■ DATA EXTRACT:
==*==

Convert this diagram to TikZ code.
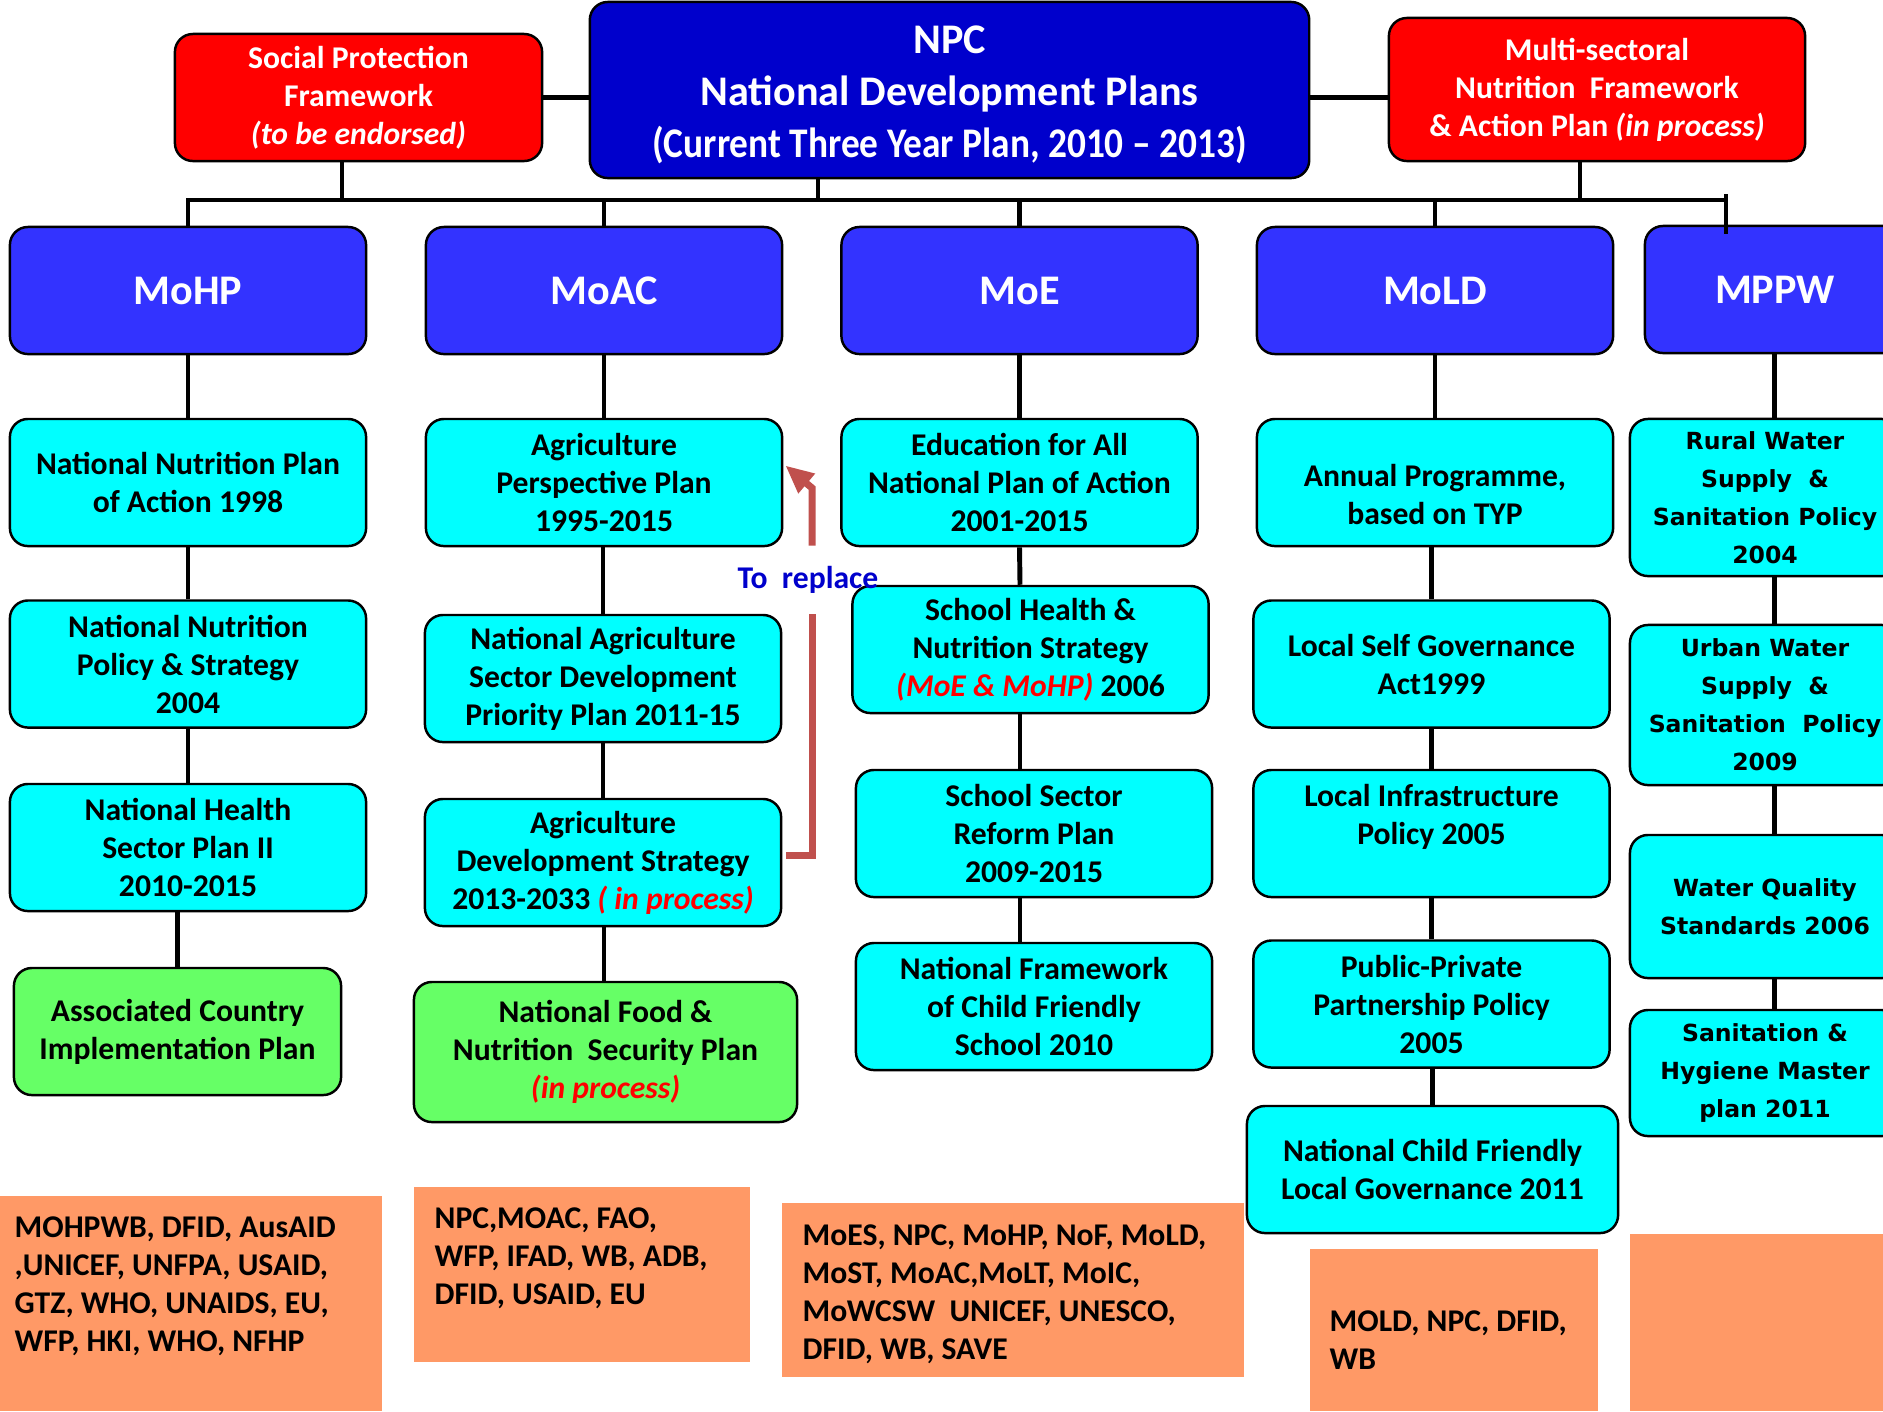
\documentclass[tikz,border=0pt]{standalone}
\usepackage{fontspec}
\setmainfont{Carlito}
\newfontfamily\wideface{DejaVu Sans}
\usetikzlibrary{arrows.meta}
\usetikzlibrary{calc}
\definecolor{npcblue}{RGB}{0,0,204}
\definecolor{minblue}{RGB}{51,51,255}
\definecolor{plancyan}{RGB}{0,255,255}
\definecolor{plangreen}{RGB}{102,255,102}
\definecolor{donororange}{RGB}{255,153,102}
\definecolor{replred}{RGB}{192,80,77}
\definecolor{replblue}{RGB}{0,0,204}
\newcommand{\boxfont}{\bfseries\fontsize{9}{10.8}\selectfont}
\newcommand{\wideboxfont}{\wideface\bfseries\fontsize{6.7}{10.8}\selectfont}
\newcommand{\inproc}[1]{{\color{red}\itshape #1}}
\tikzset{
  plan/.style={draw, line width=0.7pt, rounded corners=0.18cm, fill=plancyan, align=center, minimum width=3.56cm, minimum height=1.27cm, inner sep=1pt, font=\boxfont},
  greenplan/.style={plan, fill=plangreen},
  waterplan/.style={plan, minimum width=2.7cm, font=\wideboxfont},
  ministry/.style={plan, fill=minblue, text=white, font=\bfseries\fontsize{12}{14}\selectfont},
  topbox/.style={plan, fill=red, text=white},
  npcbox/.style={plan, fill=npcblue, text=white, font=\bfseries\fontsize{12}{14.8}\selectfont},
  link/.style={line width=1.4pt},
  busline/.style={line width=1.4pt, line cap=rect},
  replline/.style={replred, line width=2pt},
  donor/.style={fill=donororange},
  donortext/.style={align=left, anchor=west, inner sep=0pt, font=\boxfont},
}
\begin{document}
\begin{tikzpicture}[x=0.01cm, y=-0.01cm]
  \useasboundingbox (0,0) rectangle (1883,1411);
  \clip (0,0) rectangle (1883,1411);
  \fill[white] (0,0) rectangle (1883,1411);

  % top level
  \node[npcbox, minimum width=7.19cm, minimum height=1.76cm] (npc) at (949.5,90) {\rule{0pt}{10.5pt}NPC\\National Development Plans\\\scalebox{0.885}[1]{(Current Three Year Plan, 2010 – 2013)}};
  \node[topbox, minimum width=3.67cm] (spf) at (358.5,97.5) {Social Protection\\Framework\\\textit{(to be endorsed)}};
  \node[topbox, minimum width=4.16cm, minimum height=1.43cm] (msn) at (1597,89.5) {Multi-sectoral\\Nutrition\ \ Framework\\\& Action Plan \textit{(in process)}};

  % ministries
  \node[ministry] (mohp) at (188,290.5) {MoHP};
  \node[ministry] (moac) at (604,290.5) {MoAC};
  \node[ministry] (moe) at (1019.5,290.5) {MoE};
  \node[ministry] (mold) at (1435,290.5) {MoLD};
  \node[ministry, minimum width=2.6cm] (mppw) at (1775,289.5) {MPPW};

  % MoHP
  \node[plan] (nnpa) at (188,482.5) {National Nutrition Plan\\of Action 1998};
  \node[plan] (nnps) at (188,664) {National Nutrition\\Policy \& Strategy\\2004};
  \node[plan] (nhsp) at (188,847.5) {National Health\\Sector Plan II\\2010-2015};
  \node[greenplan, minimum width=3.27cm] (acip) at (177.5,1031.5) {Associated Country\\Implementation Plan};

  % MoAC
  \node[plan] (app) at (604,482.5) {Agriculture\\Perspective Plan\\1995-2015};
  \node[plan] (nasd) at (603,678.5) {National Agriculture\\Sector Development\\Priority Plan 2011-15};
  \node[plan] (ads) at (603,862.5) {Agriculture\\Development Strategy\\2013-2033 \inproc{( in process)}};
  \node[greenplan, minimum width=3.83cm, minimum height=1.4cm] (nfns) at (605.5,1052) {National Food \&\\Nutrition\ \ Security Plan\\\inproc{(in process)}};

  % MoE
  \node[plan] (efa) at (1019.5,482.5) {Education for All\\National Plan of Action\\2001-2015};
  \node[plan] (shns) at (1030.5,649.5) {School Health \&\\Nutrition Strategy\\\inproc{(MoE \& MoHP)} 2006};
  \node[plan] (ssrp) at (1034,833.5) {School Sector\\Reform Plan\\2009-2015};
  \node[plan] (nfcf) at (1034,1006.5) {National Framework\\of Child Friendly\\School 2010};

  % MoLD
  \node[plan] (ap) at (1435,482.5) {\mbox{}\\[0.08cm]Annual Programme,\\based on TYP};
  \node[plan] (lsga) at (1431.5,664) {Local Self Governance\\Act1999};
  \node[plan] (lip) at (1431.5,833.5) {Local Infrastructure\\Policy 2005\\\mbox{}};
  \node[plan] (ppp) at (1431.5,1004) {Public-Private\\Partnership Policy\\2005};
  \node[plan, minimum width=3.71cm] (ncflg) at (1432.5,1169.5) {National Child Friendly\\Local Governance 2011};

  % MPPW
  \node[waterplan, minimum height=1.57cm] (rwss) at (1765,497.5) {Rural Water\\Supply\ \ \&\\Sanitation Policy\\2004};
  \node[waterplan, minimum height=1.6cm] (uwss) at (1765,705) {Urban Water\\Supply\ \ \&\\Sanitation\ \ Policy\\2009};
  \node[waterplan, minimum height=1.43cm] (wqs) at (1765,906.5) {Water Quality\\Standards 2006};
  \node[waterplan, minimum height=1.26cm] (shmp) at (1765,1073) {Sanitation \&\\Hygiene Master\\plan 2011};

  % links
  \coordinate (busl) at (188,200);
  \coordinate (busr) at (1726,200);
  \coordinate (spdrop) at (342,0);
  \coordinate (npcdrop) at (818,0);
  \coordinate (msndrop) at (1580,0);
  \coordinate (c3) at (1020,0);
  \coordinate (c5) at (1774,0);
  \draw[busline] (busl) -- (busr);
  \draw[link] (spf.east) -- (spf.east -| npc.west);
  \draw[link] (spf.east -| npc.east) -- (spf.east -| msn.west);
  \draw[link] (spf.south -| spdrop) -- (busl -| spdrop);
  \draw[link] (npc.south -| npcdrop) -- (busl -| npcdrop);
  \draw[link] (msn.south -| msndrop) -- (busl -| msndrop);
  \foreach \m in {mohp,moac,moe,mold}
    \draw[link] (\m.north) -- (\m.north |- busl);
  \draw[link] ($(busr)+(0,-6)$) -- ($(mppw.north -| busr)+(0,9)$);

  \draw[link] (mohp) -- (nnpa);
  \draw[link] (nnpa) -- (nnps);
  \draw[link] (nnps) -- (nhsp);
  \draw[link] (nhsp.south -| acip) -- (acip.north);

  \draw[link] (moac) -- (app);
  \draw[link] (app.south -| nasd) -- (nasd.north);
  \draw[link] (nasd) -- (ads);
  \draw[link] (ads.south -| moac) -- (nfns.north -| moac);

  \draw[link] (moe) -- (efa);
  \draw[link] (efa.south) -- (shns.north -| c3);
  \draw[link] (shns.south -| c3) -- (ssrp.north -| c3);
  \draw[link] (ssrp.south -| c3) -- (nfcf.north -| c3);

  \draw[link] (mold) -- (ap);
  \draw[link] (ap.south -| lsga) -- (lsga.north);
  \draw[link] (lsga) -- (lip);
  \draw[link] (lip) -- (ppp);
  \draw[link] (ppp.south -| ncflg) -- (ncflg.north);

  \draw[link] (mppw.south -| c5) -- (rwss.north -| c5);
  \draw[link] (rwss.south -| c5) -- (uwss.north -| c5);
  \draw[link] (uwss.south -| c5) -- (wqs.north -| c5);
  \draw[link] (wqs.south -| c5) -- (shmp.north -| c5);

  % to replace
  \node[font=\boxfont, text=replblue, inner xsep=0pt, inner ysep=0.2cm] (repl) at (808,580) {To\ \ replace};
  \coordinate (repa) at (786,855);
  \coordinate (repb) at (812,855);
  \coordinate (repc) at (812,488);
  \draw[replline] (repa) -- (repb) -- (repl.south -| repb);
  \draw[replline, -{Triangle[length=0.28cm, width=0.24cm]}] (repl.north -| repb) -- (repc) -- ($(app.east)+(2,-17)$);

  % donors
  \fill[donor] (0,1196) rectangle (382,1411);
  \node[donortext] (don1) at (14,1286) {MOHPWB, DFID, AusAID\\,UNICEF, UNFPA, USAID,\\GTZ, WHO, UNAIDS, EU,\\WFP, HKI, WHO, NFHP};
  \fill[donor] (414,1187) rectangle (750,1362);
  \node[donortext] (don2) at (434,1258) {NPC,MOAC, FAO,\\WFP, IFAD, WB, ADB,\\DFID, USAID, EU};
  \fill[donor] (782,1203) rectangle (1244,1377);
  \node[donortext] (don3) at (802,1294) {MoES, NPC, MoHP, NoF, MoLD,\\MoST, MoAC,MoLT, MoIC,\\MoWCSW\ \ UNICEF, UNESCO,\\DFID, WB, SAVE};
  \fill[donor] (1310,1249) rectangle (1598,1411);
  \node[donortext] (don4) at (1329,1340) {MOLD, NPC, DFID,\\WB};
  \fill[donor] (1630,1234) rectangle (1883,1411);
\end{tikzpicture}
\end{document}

==*==

■ TO DO: Omit the pictures, then repeat exactly each line from the beginning of the listing through the line with "minimum width=4.16cm, minimum".

■ RESULT:
Convert this diagram to TikZ code.
\documentclass[tikz,border=0pt]{standalone}
\usepackage{fontspec}
\setmainfont{Carlito}
\newfontfamily\wideface{DejaVu Sans}
\usetikzlibrary{arrows.meta}
\usetikzlibrary{calc}
\definecolor{npcblue}{RGB}{0,0,204}
\definecolor{minblue}{RGB}{51,51,255}
\definecolor{plancyan}{RGB}{0,255,255}
\definecolor{plangreen}{RGB}{102,255,102}
\definecolor{donororange}{RGB}{255,153,102}
\definecolor{replred}{RGB}{192,80,77}
\definecolor{replblue}{RGB}{0,0,204}
\newcommand{\boxfont}{\bfseries\fontsize{9}{10.8}\selectfont}
\newcommand{\wideboxfont}{\wideface\bfseries\fontsize{6.7}{10.8}\selectfont}
\newcommand{\inproc}[1]{{\color{red}\itshape #1}}
\tikzset{
  plan/.style={draw, line width=0.7pt, rounded corners=0.18cm, fill=plancyan, align=center, minimum width=3.56cm, minimum height=1.27cm, inner sep=1pt, font=\boxfont},
  greenplan/.style={plan, fill=plangreen},
  waterplan/.style={plan, minimum width=2.7cm, font=\wideboxfont},
  ministry/.style={plan, fill=minblue, text=white, font=\bfseries\fontsize{12}{14}\selectfont},
  topbox/.style={plan, fill=red, text=white},
  npcbox/.style={plan, fill=npcblue, text=white, font=\bfseries\fontsize{12}{14.8}\selectfont},
  link/.style={line width=1.4pt},
  busline/.style={line width=1.4pt, line cap=rect},
  replline/.style={replred, line width=2pt},
  donor/.style={fill=donororange},
  donortext/.style={align=left, anchor=west, inner sep=0pt, font=\boxfont},
}
\begin{document}
\begin{tikzpicture}[x=0.01cm, y=-0.01cm]
  \useasboundingbox (0,0) rectangle (1883,1411);
  \clip (0,0) rectangle (1883,1411);
  \fill[white] (0,0) rectangle (1883,1411);

  % top level
  \node[npcbox, minimum width=7.19cm, minimum height=1.76cm] (npc) at (949.5,90) {\rule{0pt}{10.5pt}NPC\\National Development Plans\\\scalebox{0.885}[1]{(Current Three Year Plan, 2010 – 2013)}};
  \node[topbox, minimum width=3.67cm] (spf) at (358.5,97.5) {Social Protection\\Framework\\\textit{(to be endorsed)}};
  \node[topbox, minimum width=4.16cm, minimum height=1.43cm] (msn) at (1597,89.5) {Multi-sectoral\\Nutrition\ \ Framework\\\& Action Plan \textit{(in process)}};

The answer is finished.